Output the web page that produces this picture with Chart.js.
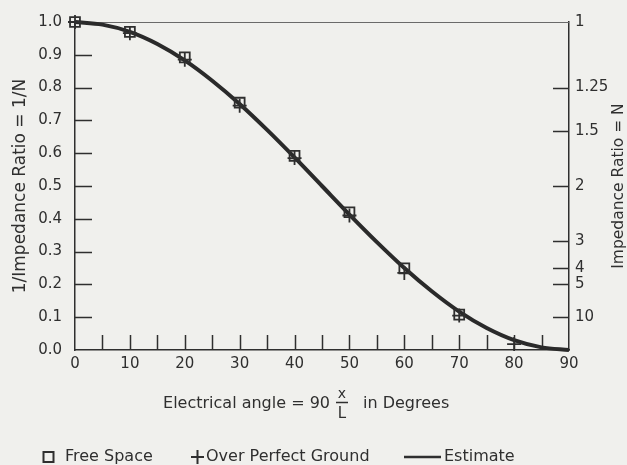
<!DOCTYPE html>
<html><head><meta charset="utf-8">
<script src="https://cdn.jsdelivr.net/npm/chart.js@4"></script>
<style>html,body{margin:0;padding:0;background:#f0f0ed}#wrap{width:627px;height:465px}</style>
</head><body><div id="wrap"><canvas id="c" width="627" height="465"></canvas></div>
<script>
// ---- data ----
const markerAngles = [0, 10, 20, 30, 40, 50, 60, 70, 80];
const freeSpace = [1.0, 0.97, 0.892, 0.754, 0.592, 0.42, 0.249, 0.108, null];
const overPerfectGround = [1.0, 0.966, 0.885, 0.745, 0.585, 0.41, 0.235, 0.105, 0.018];
const estimateAngles = [0, 5, 10, 15, 20, 25, 30, 35, 40, 45, 50, 55, 60, 65, 70, 75, 80, 85, 90];
const estimate = [1.0, 0.992, 0.97, 0.933, 0.883, 0.821, 0.75, 0.671, 0.587, 0.5, 0.413, 0.329, 0.25, 0.179, 0.117, 0.067, 0.03, 0.008, 0.0];
const xTickLabels = [0, 10, 20, 30, 40, 50, 60, 70, 80, 90];
const xTickMarks = [5, 10, 15, 20, 25, 30, 35, 40, 45, 50, 55, 60, 65, 70, 75, 80, 85];
const leftTickValues = [0, 0.1, 0.2, 0.3, 0.4, 0.5, 0.6, 0.7, 0.8, 0.9, 1.0];
const rightTickN = [1, 1.25, 1.5, 2, 3, 4, 5, 10];
const rightTickLabels = ['1', '1.25', '1.5', '2', '3', '4', '5', '10'];
const seriesNames = ['Free Space', 'Over Perfect Ground', 'Estimate'];
const xTitleMain = 'Electrical angle = 90';
const xTitleNum = 'x';
const xTitleDen = 'L';
const xTitleTail = 'in Degrees';
const leftTitle = '1/Impedance Ratio = 1/N';
const rightTitle = 'Impedance Ratio = N';

const INK = '#2f2f2f';
const FONT = '"DejaVu Sans", sans-serif';

const pts = (xs, ys) => xs.map((x, i) => ({x: x, y: ys[i]}));

const bgPlugin = {
  id: 'bg',
  beforeDraw(chart) {
    const ctx = chart.ctx;
    ctx.save();
    ctx.fillStyle = '#f0f0ed';
    ctx.fillRect(0, 0, chart.width, chart.height);
    ctx.restore();
  }
};

const tickPlugin = {
  id: 'inwardTicks',
  beforeDatasetsDraw(chart) {
    const {ctx, chartArea: a, scales} = chart;
    ctx.save();
    ctx.strokeStyle = INK;
    ctx.lineWidth = 1.5;
    ctx.beginPath();
    leftTickValues.forEach(v => {
      if (v <= 0 || v >= 1) return;
      const y = Math.round(scales.y.getPixelForValue(v)) + 0.5;
      ctx.moveTo(a.left, y); ctx.lineTo(a.left + 17, y);
    });
    xTickMarks.forEach(v => {
      const x = Math.round(scales.x.getPixelForValue(v)) + 0.5;
      ctx.moveTo(x, a.bottom); ctx.lineTo(x, a.bottom - 15);
    });
    rightTickN.forEach(n => {
      if (n === 1) return;
      const y = Math.round(scales.y2.getPixelForValue(1 / n)) + 0.5;
      ctx.moveTo(a.right - 16, y); ctx.lineTo(a.right, y);
    });
    ctx.stroke();
    // top frame line
    ctx.strokeStyle = '#6a6a6a';
    ctx.lineWidth = 1;
    ctx.beginPath();
    const yt = Math.round(scales.y.getPixelForValue(1)) + 0.5;
    ctx.moveTo(a.left, yt); ctx.lineTo(a.right, yt);
    ctx.stroke();
    ctx.restore();
  }
};

const textPlugin = {
  id: 'extraText',
  afterDraw(chart) {
    const {ctx, chartArea: a} = chart;
    ctx.save();
    ctx.fillStyle = INK;
    ctx.strokeStyle = INK;
    // x-axis title with fraction
    const cx = (a.left + a.right) / 2;
    const fracX = cx + 20;
    const ty = 404;
    ctx.font = '16px ' + FONT;
    ctx.textBaseline = 'middle';
    ctx.textAlign = 'right';
    ctx.fillText(xTitleMain, fracX - 12, ty);
    ctx.textAlign = 'left';
    ctx.fillText(xTitleTail, fracX + 21, ty);
    ctx.textAlign = 'center';
    ctx.font = '14px ' + FONT;
    ctx.fillText(xTitleNum, fracX, ty - 10);
    ctx.font = '15px ' + FONT;
    ctx.fillText(xTitleDen, fracX, ty + 10);
    ctx.lineWidth = 1.5;
    ctx.beginPath();
    ctx.moveTo(fracX - 6, ty - 1.5); ctx.lineTo(fracX + 6, ty - 1.5);
    ctx.stroke();

    // right title (reads bottom to top)
    ctx.save();
    ctx.translate(619, (a.top + a.bottom) / 2);
    ctx.rotate(-Math.PI / 2);
    ctx.font = '15.5px ' + FONT;
    ctx.textAlign = 'center';
    ctx.textBaseline = 'middle';
    ctx.fillText(rightTitle, 0, 0);
    ctx.restore();

    // legend
    const ly = 457;
    ctx.font = '16px ' + FONT;
    ctx.textAlign = 'left';
    ctx.textBaseline = 'middle';
    ctx.lineWidth = 2;
    ctx.strokeRect(43.5, ly - 5, 10, 10);
    ctx.fillText(seriesNames[0], 65, ly);
    ctx.beginPath();
    ctx.moveTo(191, ly); ctx.lineTo(204, ly);
    ctx.moveTo(197.5, ly - 7); ctx.lineTo(197.5, ly + 7);
    ctx.stroke();
    ctx.fillText(seriesNames[1], 206, ly);
    ctx.lineWidth = 2.5;
    ctx.beginPath();
    ctx.moveTo(404, ly); ctx.lineTo(441, ly);
    ctx.stroke();
    ctx.fillText(seriesNames[2], 444, ly);
    ctx.restore();
  }
};

new Chart(document.getElementById('c'), {
  type: 'line',
  data: {
    datasets: [
      {
        label: seriesNames[2],
        data: pts(estimateAngles, estimate),
        borderColor: '#2a2a2a',
        borderWidth: 4,
        pointRadius: 0,
        cubicInterpolationMode: 'monotone',
        fill: false,
        clip: false,
        order: 3
      },
      {
        label: seriesNames[0],
        data: pts(markerAngles, freeSpace),
        showLine: false,
        pointStyle: 'rect',
        pointRadius: 7,
        pointBorderWidth: 1.8,
        pointBorderColor: '#2f2f2f',
        pointBackgroundColor: 'rgba(0,0,0,0)',
        clip: false,
        order: 1
      },
      {
        label: seriesNames[1],
        data: pts(markerAngles, overPerfectGround),
        showLine: false,
        pointStyle: 'cross',
        pointRadius: 7,
        pointBorderWidth: 1.8,
        pointBorderColor: '#2f2f2f',
        clip: false,
        order: 2
      }
    ]
  },
  options: {
    responsive: false,
    devicePixelRatio: 1,
    animation: false,
    layout: {padding: {top: 17, left: 0, right: 0, bottom: 0}},
    plugins: {legend: {display: false}, tooltip: {enabled: false}},
    scales: {
      x: {
        type: 'linear', min: 0, max: 90,
        afterBuildTicks: s => { s.ticks = xTickLabels.map(v => ({value: v})); },
        afterFit: s => { s.height = 115; },
        grid: {display: false, drawTicks: false},
        border: {display: true, color: INK, width: 1.5},
        ticks: {autoSkip: false, maxRotation: 0, padding: 5, color: INK,
                font: {family: FONT, size: 15}, callback: v => String(v)}
      },
      y: {
        type: 'linear', position: 'left', min: 0, max: 1,
        afterBuildTicks: s => { s.ticks = leftTickValues.map(v => ({value: v})); },
        afterFit: s => { s.width = 75; },
        grid: {display: false, drawTicks: false},
        border: {display: true, color: INK, width: 1.5},
        ticks: {autoSkip: false, padding: 13, color: INK,
                font: {family: FONT, size: 15}, callback: v => v.toFixed(1)},
        title: {display: true, text: leftTitle, color: INK,
                font: {family: FONT, size: 17}, padding: {top: 10, bottom: 0}}
      },
      y2: {
        type: 'linear', position: 'right', min: 0, max: 1,
        afterBuildTicks: s => { s.ticks = rightTickN.map(n => ({value: 1 / n})); },
        afterFit: s => { s.width = 58; },
        grid: {display: false, drawTicks: false},
        border: {display: true, color: INK, width: 1.5},
        ticks: {autoSkip: false, padding: 6, color: INK,
                font: {family: FONT, size: 15}, callback: (v, i) => rightTickLabels[i]}
      }
    }
  },
  plugins: [bgPlugin, tickPlugin, textPlugin]
});
</script>
</body></html>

• **What this task involves**: From the material above, copy each line that includes the word "with".

• **Expected output**:
Output the web page that produces this picture with Chart.js.
    // x-axis title with fraction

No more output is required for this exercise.